On December 4, a 10-year TIPS yielded a real (inflation-adjusted) yield of 2.11%, according to U.S. Treasury data. As of last night’s close, the 10-year TIPS changed hands at 2.50%–the highest since last October.
As our chart below shows, the 10-year TIPS yield has jumped dramatically in recent weeks. Is this a good time to jump in?
Clearly, the bond market generally has become more anxious about inflation’s threat in recent weeks. The nominal 10-year Treasury now yields nearly 4.90%, the highest since last August.
As for TIPS, they now offer the following deal: buy a 10-year TIPS and lock in a real yield of 2.50% for the next 10 years. Will that suffice as compensation for any future inflation?
One way to measure your odds success comes by comparing the higher yieldingnominal 10-year to the 10-year TIPS yield. The spread now works out to 2.40%–the highest since last September. What it means is that as long as top-line consumer prices run below 2.40% for the next 10 years, buying a 10-year TIPS in the here and now will fare worse than buying its nominal equivalent.

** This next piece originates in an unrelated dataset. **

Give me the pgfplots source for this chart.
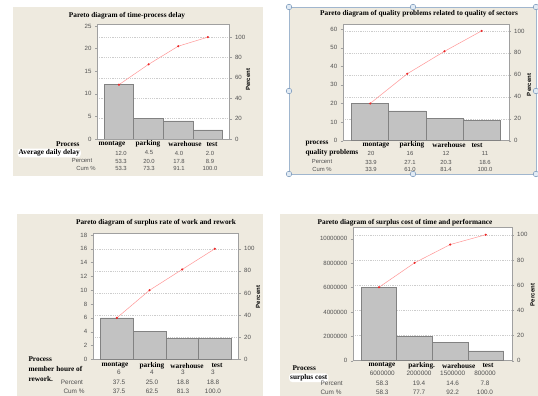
\documentclass[border=0pt]{standalone}
\usepackage{fontspec}
\setmainfont{Liberation Serif}
\setsansfont{Liberation Sans}
\usepackage{pgfplots}
\usepackage{pgfplotstable}
\pgfplotsset{compat=1.18}

\definecolor{beige}{RGB}{238,234,223}
\definecolor{axgray}{RGB}{160,160,160}
\definecolor{tickgray}{RGB}{80,80,80}
\definecolor{barfill}{RGB}{194,194,194}
\definecolor{bardraw}{RGB}{130,130,130}
\definecolor{linepink}{RGB}{255,150,150}
\definecolor{markred}{RGB}{235,40,40}
\definecolor{gridgray}{RGB}{205,205,205}
\definecolor{hfill}{RGB}{225,235,245}
\definecolor{hdraw}{RGB}{120,150,185}

\newcommand\ttl{\fontsize{7.3}{8}\selectfont\rmfamily\bfseries}
\newcommand\lbl{\fontsize{7.3}{8}\selectfont\rmfamily\bfseries}
\newcommand\num{\fontsize{5.9}{6.5}\selectfont\sffamily\color{tickgray}}
\newcommand\numb{\fontsize{6.4}{7}\selectfont\sffamily\color{tickgray}}
\newcommand\ticksf{\fontsize{6.1}{7}\selectfont\sffamily}
\newcommand\pct{\fontsize{6}{7}\selectfont\sffamily\bfseries}

\pgfplotstableread{
x val cum
1 12.0 53.3
2 4.5 73.3
3 4.0 91.1
4 2.0 100.0
}\tA
\pgfplotstableread{
x val cum
1 20 33.9
2 16 61.0
3 12 81.4
4 11 100.0
}\tB
\pgfplotstableread{
x val cum
1 6 37.5
2 4 62.5
3 3 81.3
4 3 100.0
}\tC
\pgfplotstableread{
x val cum
1 6000000 58.3
2 2000000 77.7
3 1500000 92.2
4 800000 100.0
}\tD

\pgfplotsset{
  pbase/.style={scale only axis, anchor=south west, xmin=0.26, xmax=4.73, ymin=0,
    axis line style={draw=axgray}, tick align=outside,
    major tick length=2pt, tick style={draw=axgray},
    tick label style={font=\ticksf, text=tickgray},
    /pgf/number format/assume math mode=true,
    /pgf/number format/fixed, /pgf/number format/1000 sep={},
    scaled y ticks=false, xtick=\empty},
}

% #1 x, #2 y, #3 w, #4 h, #5 left ymax, #6 left ticks, #7 right ymax, #8 table
\newcommand{\pareto}[8]{%
\begin{axis}[pbase, at={(#1pt,#2pt)}, width=#3pt, height=#4pt, ymax=#7,
  axis y line*=right, axis x line=none, ytick={0,20,...,100},
  ymajorgrids, grid style={gridgray, dash pattern=on 1.2pt off 1pt},
  axis background/.style={fill=white}]
\end{axis}
\begin{axis}[pbase, at={(#1pt,#2pt)}, width=#3pt, height=#4pt, ymax=#5,
  ytick={#6}, ytick pos=left]
\addplot[ybar, bar width=1, fill=barfill, draw=bardraw, line width=0.7pt] table[x=x,y=val]{#8};
\end{axis}
\begin{axis}[pbase, at={(#1pt,#2pt)}, width=#3pt, height=#4pt, ymax=#7, hide axis]
\addplot[linepink, line width=0.5pt, mark=*, mark size=0.8pt, mark options={fill=markred, draw=markred}] table[x=x,y=cum]{#8};
\end{axis}}

\newcommand\T[4][]{\node[#1] at (#2pt,#3pt) {#4};}

\begin{document}
\begin{tikzpicture}
\path[use as bounding box, fill=white] (0pt,0pt) rectangle (538pt,396pt);
% backgrounds
\fill[beige] (13pt,220pt) rectangle (263pt,389pt);
\fill[beige] (289pt,222pt) rectangle (536pt,389pt);
\draw[hdraw!70, line width=0.6pt] (289pt,222pt) rectangle (536pt,389pt);
\fill[beige] (17pt,0pt) rectangle (263pt,182pt);
\fill[beige] (280pt,0pt) rectangle (538pt,182pt);

% Panel 1
\pareto{97}{257}{132.5}{115}{25.44}{0,5,...,25}{112.9}{\tA}
\T[font=\pct, rotate=90]{248}{316}{Percent}
\T[font=\ttl]{127}{380}{Pareto diagram of time-process delay}
\T[font=\lbl, anchor=east]{83}{252}{Process}
\T[font=\lbl]{112}{252}{montage}
\T[font=\lbl]{148}{252}{parking}
\T[font=\lbl]{185}{252}{warehouse}
\T[font=\lbl]{212}{252}{test}
\T[font=\lbl, anchor=east, fill=white, inner sep=1pt, rounded corners=3pt]{81}{243}{Average daily delay}
\T[font=\num]{82}{235}{Percent}
\T[font=\num]{86}{228}{Cum \%}
\foreach \xx/\a/\b/\c in {121/12.0/53.3/53.3, 149/4.5/20.0/73.3, 179/4.0/17.8/91.1, 210/2.0/8.9/100.0}{
  \T[font=\num]{\xx}{243}{\a}
  \T[font=\num]{\xx}{235}{\b}
  \T[font=\num]{\xx}{228}{\c}
}

% Panel 2
\pareto{342.7}{255.3}{166}{116.7}{62.7}{0,10,...,60}{106.3}{\tB}
\T[font=\pct, rotate=90]{529}{311}{Percent}
\T[font=\ttl]{419}{382}{Pareto diagram of quality problems related to quality of sectors}
\T[font=\lbl, anchor=west]{302}{252}{process}
\T[font=\lbl]{376}{251}{montage}
\T[font=\lbl]{412}{251}{parking}
\T[font=\lbl]{449}{251}{warehouse}
\T[font=\lbl]{477}{251}{test}
\T[font=\lbl, anchor=west]{302}{243}{quality problems}
\T[font=\num]{322}{234}{Percent}
\T[font=\num]{322}{227}{Cum \%}
\foreach \xx/\a/\b/\c in {371/20/33.9/33.9, 410/16/27.1/61.0, 446/12/20.3/81.4, 485/11/18.6/100.0}{
  \T[font=\num]{\xx}{243}{\a}
  \T[font=\num]{\xx}{234}{\b}
  \T[font=\num]{\xx}{227}{\c}
}
\foreach \px/\py in {289/389,413/389,536/389,289/305,536/305,289/222,413/222,536/222}{
  \filldraw[fill=hfill, draw=hdraw, line width=0.5pt] (\px pt,\py pt) circle (2.8pt);
}

% Panel 3
\pareto{92.7}{36.7}{146}{126}{18.24}{0,2,...,18}{114}{\tC}
\T[font=\pct, rotate=90]{258}{99}{Percent}
\T[font=\ttl]{156}{173.3}{Pareto diagram of surplus rate of work and rework}
\T[font=\lbl, anchor=west]{25}{36.7}{Process}
\T[font=\lbl, anchor=west]{25}{27}{member houre of}
\T[font=\lbl, anchor=west]{25}{17}{rework.}
\T[font=\lbl]{115}{30.3}{montage}
\T[font=\lbl]{152}{30.3}{parking}
\T[font=\lbl]{187}{30.3}{warehouse}
\T[font=\lbl]{217}{30.3}{test}
\T[font=\numb]{72}{13.7}{Percent}
\T[font=\numb]{74}{4.3}{Cum \%}
\foreach \xx/\a/\b/\c in {119/6/37.5/37.5, 152/4/25.0/62.5, 183/3/18.8/81.3, 213/3/18.8/100.0}{
  \T[font=\numb]{\xx}{23.7}{\a}
  \T[font=\numb]{\xx}{13.7}{\b}
  \T[font=\numb]{\xx}{4.3}{\c}
}

% Panel 4
\pareto{352.7}{35.3}{159}{133.4}{10935000}{0,2000000,4000000,6000000,8000000,10000000}{105.9}{\tD}
\T[font=\pct, rotate=90]{532.5}{101}{Percent}
\T[font=\ttl]{405}{173.7}{Pareto diagram of surplus cost of time and performance}
\T[font=\lbl, anchor=west]{289}{28.3}{Process}
\T[font=\lbl, anchor=west, fill=white, inner sep=1pt, rounded corners=3pt]{289}{18.3}{surplus cost}
\T[font=\lbl]{382}{30.3}{montage}
\T[font=\lbl]{421.7}{30.3}{parking.}
\T[font=\lbl]{458.7}{30.3}{warehouse}
\T[font=\lbl]{488}{30.3}{test}
\T[font=\numb]{331.7}{12.3}{Percent}
\T[font=\numb]{331}{3.6}{Cum \%}
\foreach \xx/\a/\b/\c in {382.3/6000000/58.3/58.3, 419/2000000/19.4/77.7, 452.7/1500000/14.6/92.2, 485/800000/7.8/100.0}{
  \T[font=\numb]{\xx}{22.7}{\a}
  \T[font=\numb]{\xx}{12.3}{\b}
  \T[font=\numb]{\xx}{3.6}{\c}
}
\end{tikzpicture}
\end{document}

For perspective, consumer prices advanced by 2.6% in 2006, down from 3.4% the year before. By that measure, it’s still a close call as to whether TIPS are the better deal at the moment. Unless you’re expecting a material and sustained uptick in inflation in the years ahead from current levels, you’re better off with standard Treasuries.
Perhaps some of the rise in TIPS yield of late is tied to worries surrounding tomorrow’s FOMC meeting, which will issue its latest decision on the price of money. By most accounts, this will be another non-event and Fed funds will remain steady at 5.25%. Fed funds futures are expecting no less, and for well beyond tomorrow’s FOMC confab.
Of course, keeping rates steady if inflation’s set to rise could easily stir TIPS buying. That doesn’t mean the TIPS buyers are any smarter than the rest of the market, but it may explain the jump in TIPS yield of late.
Nonetheless, the wider market will need more convincing evidence that inflation’s still bubbling. The next opportunity for reading inflation’s tea leaves comes on February 21, when the Labor Department dispenses the January report on consumer prices.
Meanwhile, the TIPS market is looking anxious. If the anxiety keeps stirring, the real yield on a 10-year TIPS will be too good to pass up, even if inflation’s not about to skyrocket. For our money, a jump to a 3.0% yield on a 10-year TIPS would convince us to reconsider the asset class. Meanwhile, we’re just lukewarm, but we’re watching.